Bynkershoek also puts an unjust judgment upon the same footing with naked violence in authorizing reprisals on the part of the state whose subjects have been thus injured by the tribunals of another state.

And Vattel, in enumerating the different modes in which redress may be refused so as to authorize reprisals, mentions a judgment manifestly unjust and partial; and although he affirms, what is undeniable, that the judgments of the ordinary tribunals ought not to be called in question upon frivolous or doubtful grounds, yet he is evidently far from attributing to them that sanctity which would absolutely preclude a foreign government from seeking reparation in cases where, by reason of their action, its citizens have suffered wrongs.

Wheaton affirms that these principles are sanctioned by the authority of numerous treaties between the different powers of Europe regulating the subject of reprisals, and declaring that they shall not be admitted unless in cases of the denial of justice. “An unjust sentence,” he adds, “must certainly be considered a denial of justice, unless the mere privilege of being heard before condemnation is all that is included in the idea of justice.”

It may be remarked that it is by no means an uncommon occurrence for judgments affecting life and property to be pronounced by the tribunals in Cuba in the absence of the accused and without hearing any one authorized to appear in his behalf. Citizens of the United States can only be expected to acquiesce in the judgments of Spanish courts so far as their decrees are agreeable to the law of nations and to the treaties in force between the two countries. The Spanish government is bound to see that justice is done within Spanish territory to the citizens or subjects of other countries. And if justice is denied them, the aggrieved citizens of other states may rightfully seek through their respective governments an adequate indemnity.

Under the treaty of 1794 between the United States and Great Britain, a mixed commission was appointed to determine the claims of American citizens. In the course of the proceedings objections were made on the part of England against hearing any case where the British judicial tribunals had decided the reclamation adversely to the claimant, inasmuch as it was to be presumed that justice had been done. But this objection was overruled and the claims were allowed in many cases where equity seemed to require indemnity.

The United States made a like demand upon Denmark for indemnity in consequence of the denial of justice to American citizens by Danish courts. It was admitted, after a very elaborate and able discussion, that the most fit and proper measure by which a nation could satisfy itself of the injustice of sentences pronounced by its courts, was an impartial tribunal organized under the sanction of the two countries, for the purpose of determining between government and government whether any wrong had been done by the judicial authorities of the one power against the citizens of the other, and for determining what redress ought to be granted to the latter. In conformity to these principles a treaty was concluded by which a satisfactory indemnity was provided for the American claimants. In the treaty of 1835 between Spain and Great Britain, article 7, it is provided that mixed tribunals shall decide questions arising within Spanish jurisdiction affecting Africans.
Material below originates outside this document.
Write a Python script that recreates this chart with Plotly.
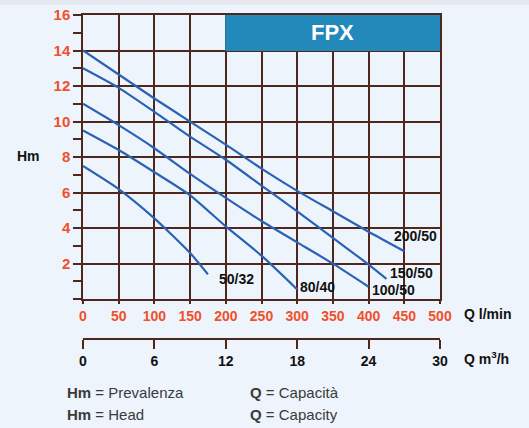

In the treaties between Spain and Turkey, Morocco, Tunis, and Tripoli, it is provided that Spanish subjects shall not be subject to the jurisdiction of the courts of those countries.

[Page 757]

From 1667 down to 1869, more than two centuries, Spain admitted in her treaties with European states the right of foreigners to an exceptional and special jurisdiction within Spanish territory. This fuero de extrangero, at first conceded in the treaty with England, was afterward extended under the “most favored nation” clause to other powers. The tribunals organized for the exercise of this jurisdiction were under the immediate direction and control of the Crown, and all their judgments and proceedings were subject to the royal revision and sanction, so that their acts were, in fact as in theory, the acts of the government, and for which it was responsible to the powers interested in the protection of their citizens and subjects.

It appears, therefore, from the foregoing review of the public law and of the precedents found in the public transactions of states, that the limitations proposed by Spain to the jurisdiction of the mixed commission are inconsistent with her own practice and that of other nations in analogous cases, and contrary to the principles defined by the recognized authorities in questions of international right. I am instructed to state that the President regards the conditions I have specified as inadmissible, and he trusts that upon further consideration the government of Spain will find it agreeable to its views of equity to concede to the impartial tribunal proposed to be created ample jurisdiction to redress whatever injuries American citizens may have wrongfully suffered at the hands of Spanish authorities in Cuba.

The President contemplates that every claimant will be required to make good before the commission his injury and his right to indemnity. It is not desired that the commission shall take cognizance of claims growing out of contracts. Naturalized citizens of the United States will, if insisted upon by Spain, be required to show when and where they were naturalized; and it will be open to Spain to traverse this fact, or to show that from any of the causes named in the circular of the Department of State of the United States, of October 14, 1869, the applicant has forfeited his acquired rights. I am quite sure that your excellency will find in such a provision abundant safeguards against any alleged abuse of the claim of American citizenship.

I must decline any discussion of the third proposition presented in the note from the ministry of state of December 19, which seems to maintain that the adjudications of Cuban civil and military tribunals upon the naturalization laws of the United States should be accepted by my Government as determining the nationality of those it may deem entitled to its protection. That proposition cannot be entertained.

It is besides contemplated by the President that the respective claims and the proof appertaining to them shall be presented only through the Government of the United States; that each government may employ a person as agent or counsel to represent it before the commission; that the commissioners shall have full power to make their own rules as to the mode and time of the presentation of claims and of the proof thereof; and that before making such regulations, they shall agree upon an umpire to whom shall be referred all questions on which they cannot agree, including the rules aforesaid. And it will be for the commission, so constituted, after hearing the allegations and proofs on the part of the two governments, to decide upon all the facts and circumstances of each case, whether or not the claim is just, and the amount of indemnity, if any, to be awarded.

It is desirable that the proposed commission be organized at an early day. To this end it would be convenient if the convention were transmitted to Washington during the present month, in time for the action of the Senate before the day fixed for its adjournment, and that the exchange of ratifications take place at Washington.

I avail myself of this occasion to renew to your excellency the assurances of my most distinguished consideration.

D. E. SICKLES.

His Excellency the Minister of State.